I had my first small event yesterday afternoon. It was at a large imposing convent-like building called the Diakonissestiftelsen. It is originally the headquarters of a womens' religious order of sorts--the diakonisse, literally "women deacons"--but also houses a loose collective of progressive social movemetns and organizations more or less religious in character. Our main contact there was Lars Mollerup who works for an organization called Areopagus. Originally Areopagus was Christian missionary group mainly concerned with Buddhists and Taoists in China and Hong Kong. They early on associated the Chinese notion of "tao" with the Greek Christian "logos." Lars gathered a group of other folks from the building that are working in the field of dialogue and spirituality. I always need to begin by asking my host what exacatly it is that they want me to do. The thing that they seem to be the most fascinated with is that I set texts from different traditions to music and sing them. So that became the bulk of my presentaiton for them, giving them some examples of songs I've written and some of the explanation behind them. They were indeed very interested. Again my new piece "Bismillah" was especially a big hit. That is the piece I wrote using the phrase "bismillah ar-Rahman, ar-Rahim" as a refrain, the phrase that opens up every surah of the Qur'an, and then worte verses based on St Francis of Assisi's Prasies of God, which are said to have been inspired by the 99 beautiful names of God that St Francis learned of from his time with the sultan al-Malik. It worked for us at the Tent of Abraham gaterhing this year (which happened to fall on the feast of St Francis) and also for the 25th anniversary of Mount RIenaeus Franciscan retreat center, for which occasion I had written it. The woman who especially liked it here asked to photocopy the music so that she could use it for gatherings of Jews, Christians and Muslims. What Lars mentioned was that the beauty of music is that it doesn't reside at the intellectual level. I had mentioned that I got the idea from the practice of lectio divina which Fr Bede expanded to include the meditating scriptures of other traditions. And indeed, in lectio divina we don't read scripture with a commentary and Greek lexicon at our side; we read scirpture as a personal encounter with the Word, a love letter from the Beloved.

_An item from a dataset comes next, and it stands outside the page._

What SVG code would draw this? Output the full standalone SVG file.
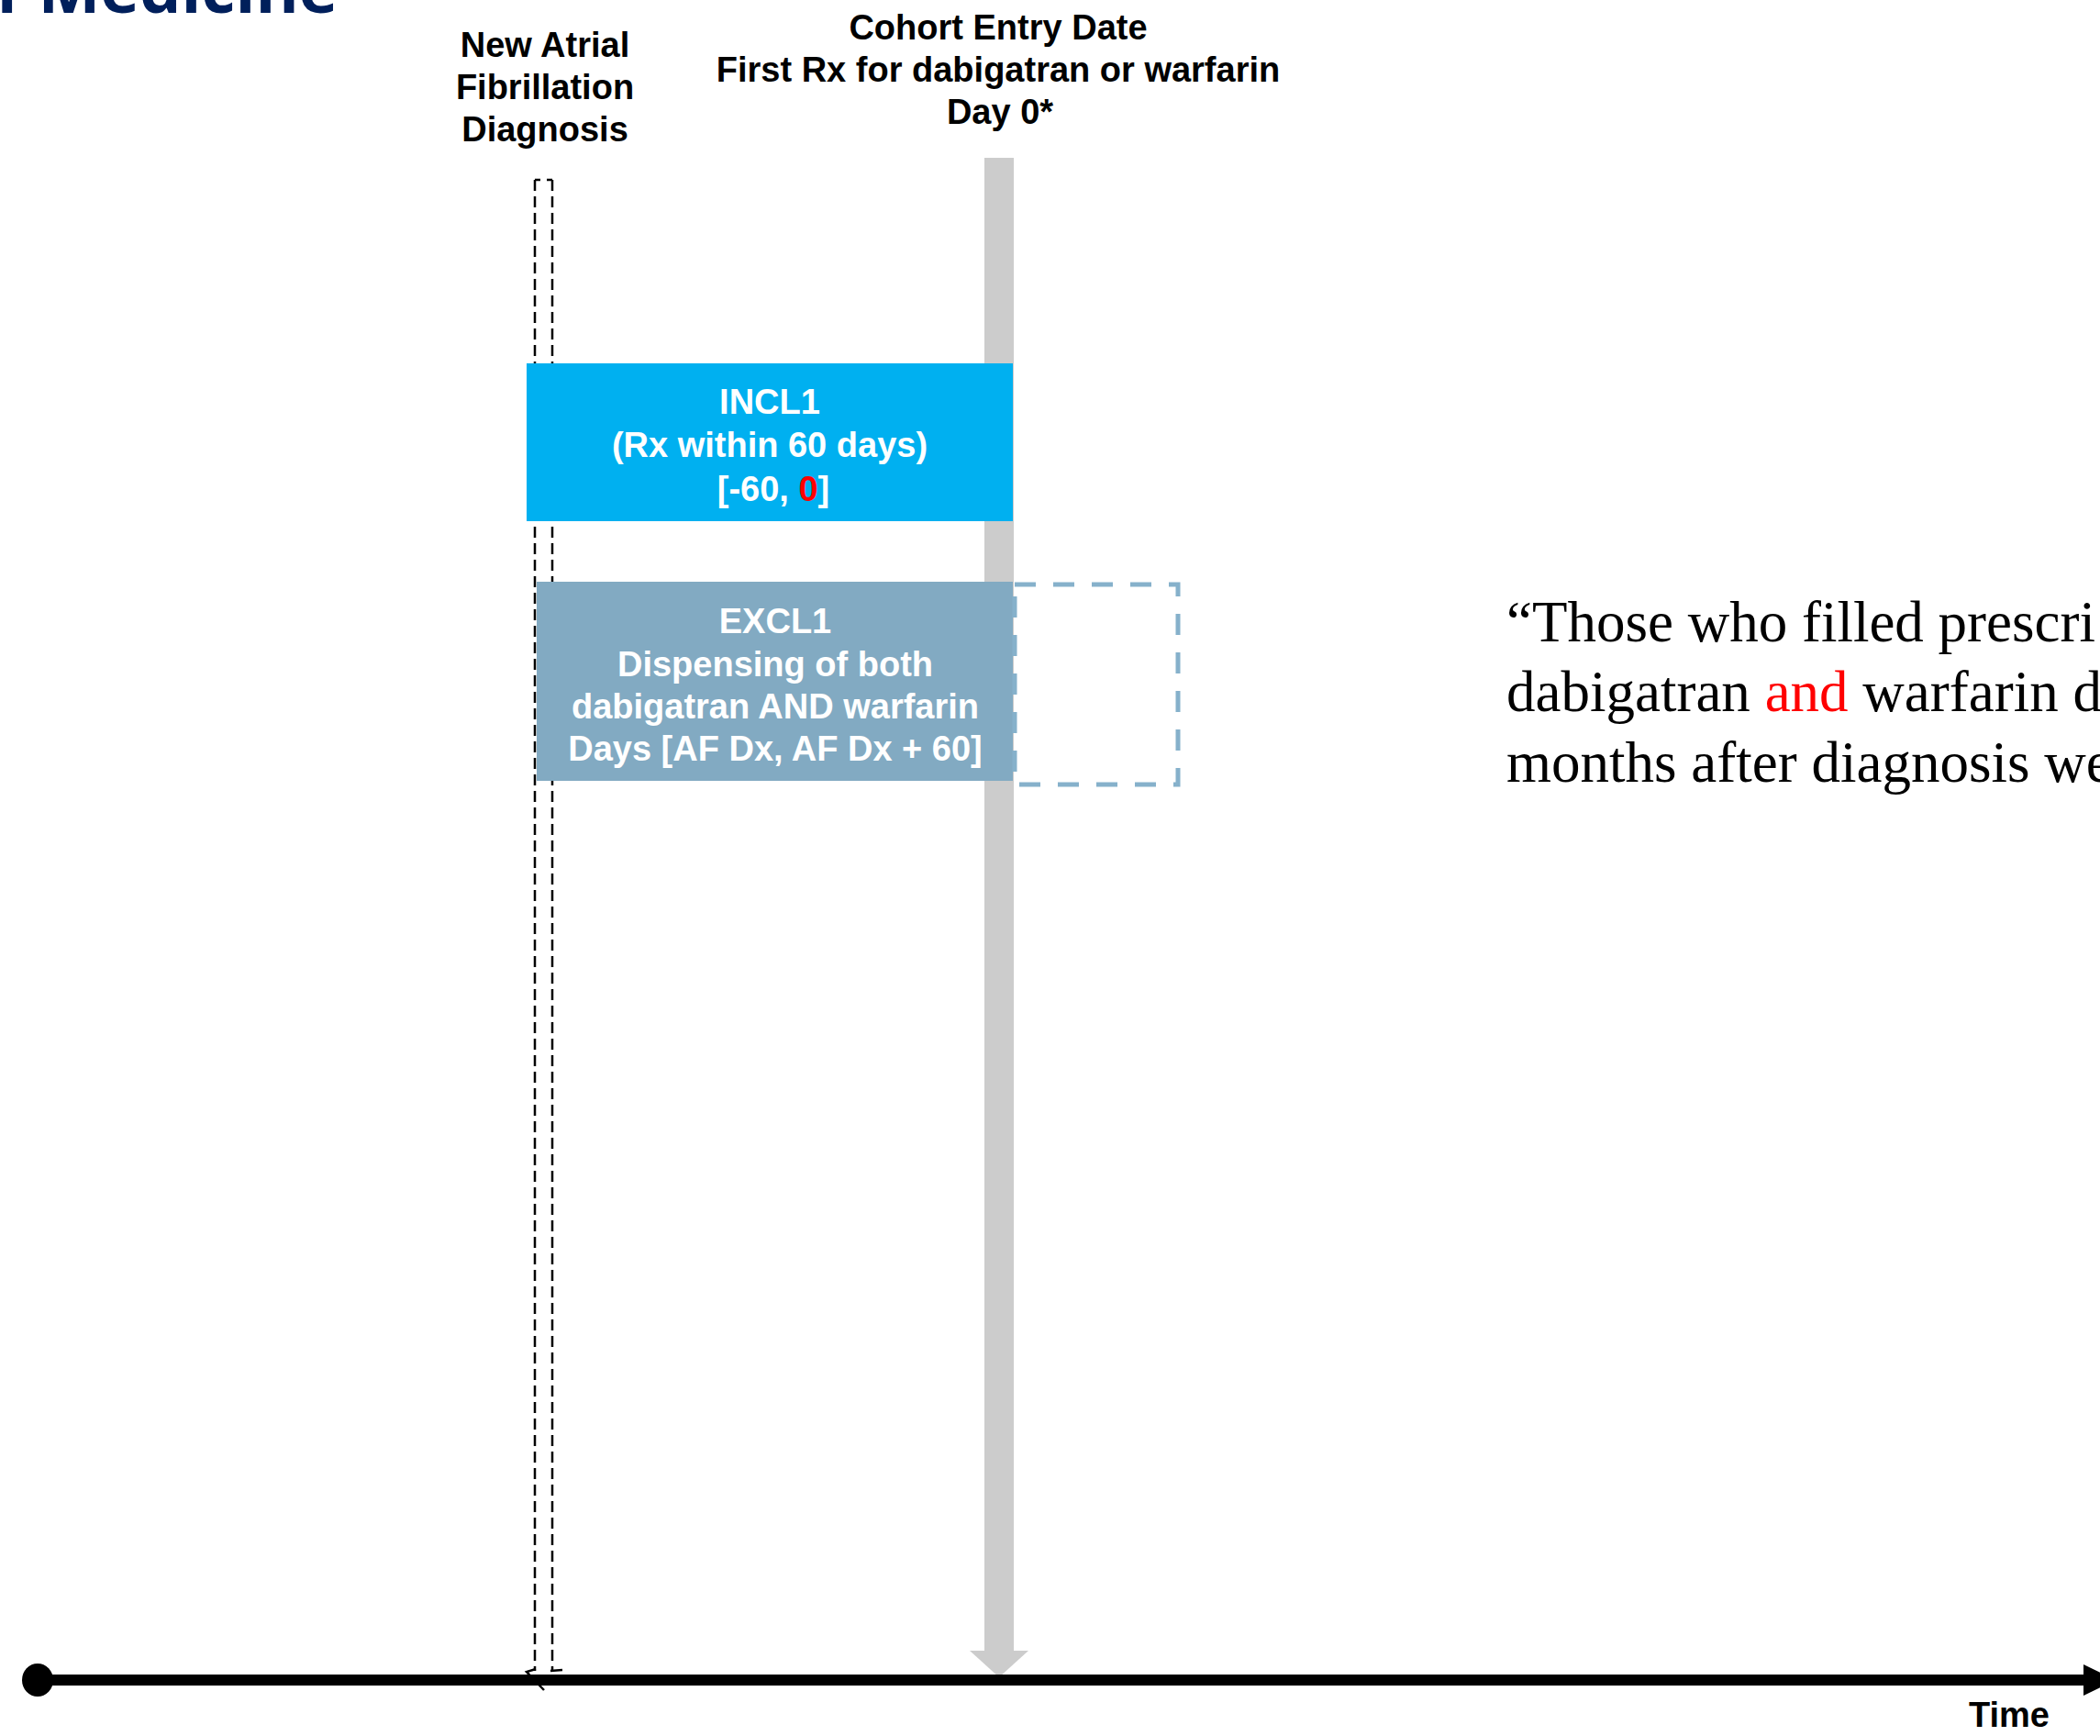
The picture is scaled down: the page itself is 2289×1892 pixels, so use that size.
<svg xmlns="http://www.w3.org/2000/svg" width="2289" height="1892" viewBox="0 0 2289 1892">
<style>
.lbl{font-family:"Liberation Sans",Arial,sans-serif;font-weight:bold;font-size:38px;fill:#000;text-anchor:middle}
.box{font-family:"Liberation Sans",Arial,sans-serif;font-weight:bold;font-size:38px;fill:#fff;text-anchor:middle}
.quote{font-family:"Liberation Serif","Times New Roman",serif;font-size:63px;fill:#000}
.red{fill:#FF0000}
</style>
<rect width="2289" height="1892" fill="#fff"/>
<text x="-5" y="14" font-family="'Open Sans',sans-serif" font-weight="bold" font-size="72" fill="#001F5B">f Medicine</text>

<g id="connectors">
  <g id="cohort-entry-arrow">
    <rect x="1073" y="172" width="32" height="1630" fill="#CCCCCC"/>
    <polygon points="1057,1799 1121,1799 1089,1828" fill="#CCCCCC"/>
  </g>
  <g id="af-dx-marker" fill="none" stroke="#000" stroke-width="2.5">
    <path d="M583,196 L583,1821 M602,196 L602,1821" stroke-dasharray="12 6"/>
    <path d="M583,196 L589,196 M602,196 L596,196"/>
    <path d="M600,1821 L613,1820"/>
    <polyline points="584,1819 574,1822 593,1842"/>
  </g>
  <g id="time-axis">
    <line x1="41" y1="1831" x2="2275" y2="1831" stroke="#000" stroke-width="12"/>
    <ellipse cx="41" cy="1831" rx="17" ry="18" fill="#000"/>
    <polygon points="2271,1814 2306,1831 2271,1848" fill="#000"/>
  </g>
</g>

<g id="label-af">
  <text class="lbl" x="594" y="62">New Atrial</text>
  <text class="lbl" x="594" y="108">Fibrillation</text>
  <text class="lbl" x="594" y="154">Diagnosis</text>
</g>

<g id="label-cohort">
  <text class="lbl" x="1088" y="43">Cohort Entry Date</text>
  <text class="lbl" x="1088" y="89">First Rx for dabigatran or warfarin</text>
  <text class="lbl" x="1090" y="135">Day 0*</text>
</g>

<g id="incl1">
  <rect x="574" y="396" width="530" height="172" fill="#00B0F0"/>
  <text class="box" x="839" y="451">INCL1</text>
  <text class="box" x="839" y="498">(Rx within 60 days)</text>
  <text class="box" x="843" y="546">[-60, <tspan class="red">0</tspan>]</text>
</g>

<g id="excl1">
  <rect x="585" y="634" width="519" height="217" fill="#82AAC2"/>
  <text class="box" x="845" y="690">EXCL1</text>
  <text class="box" x="845" y="737">Dispensing of both</text>
  <text class="box" x="845" y="783">dabigatran AND warfarin</text>
  <text class="box" x="845" y="829">Days [AF Dx, AF Dx + 60]</text>
</g>

<g id="excl1-window">
  <rect x="1106" y="637" width="178" height="218" fill="none" stroke="#86B1CB" stroke-width="5" stroke-dasharray="23 19"/>
</g>

<g id="quote">
  <text class="quote" x="1642" y="699">“Those who filled prescri</text>
  <text class="quote" x="1642" y="775">dabigatran <tspan class="red">and</tspan> warfarin d</text>
  <text class="quote" x="1642" y="852">months after diagnosis we</text>
</g>

<g id="label-time">
  <text class="lbl" x="2190" y="1882">Time</text>
</g>
</svg>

The main theme that I am carrying with me these days as an explanation of my own work comes from two sources other than Fr Bede, Raimundo Panikkar and Thomas Keating. Panikkar spekas of "dialogic dialogue." That sounds like a meaningless tautology at first, but it means a conversation with those who think differently, the primary purpose of which is for me to learn from the other, for me to cross over into the world of the other and back again. In this crossing over we don't abandon our own tradition; rather, our own tradition is deepened and expanded. Teilhard writes about how these creative encounters give birth to complexified consciousness; Ilia Delio says that in this process "something new is created at the level of human and religious consciousness." What Thomas Keating adds to this is that in the light of the historcial developement of global consciousness that is now emerging, the first duty of the world's religions in our time may not be to propogate ourselves so much as to create communion. The other world religions must first of all be considered "our brothers and sisters, greatly loved by God," with something to contribute to us and the world at large. In other words, whereas Agnete keeps telling me about folks who are forever contrasting dialogue with evangelization, I keep saying this is a false dilemna. Dialogue in this day and age is evangelization, and evangelization is dialogue. Fr Thomas says, "Perhaps for the first time in history we could manifest that all of the human family are the children of God, and that each religion has its part to play in revealing the true God, and that above all it is God's will that we live together in peace."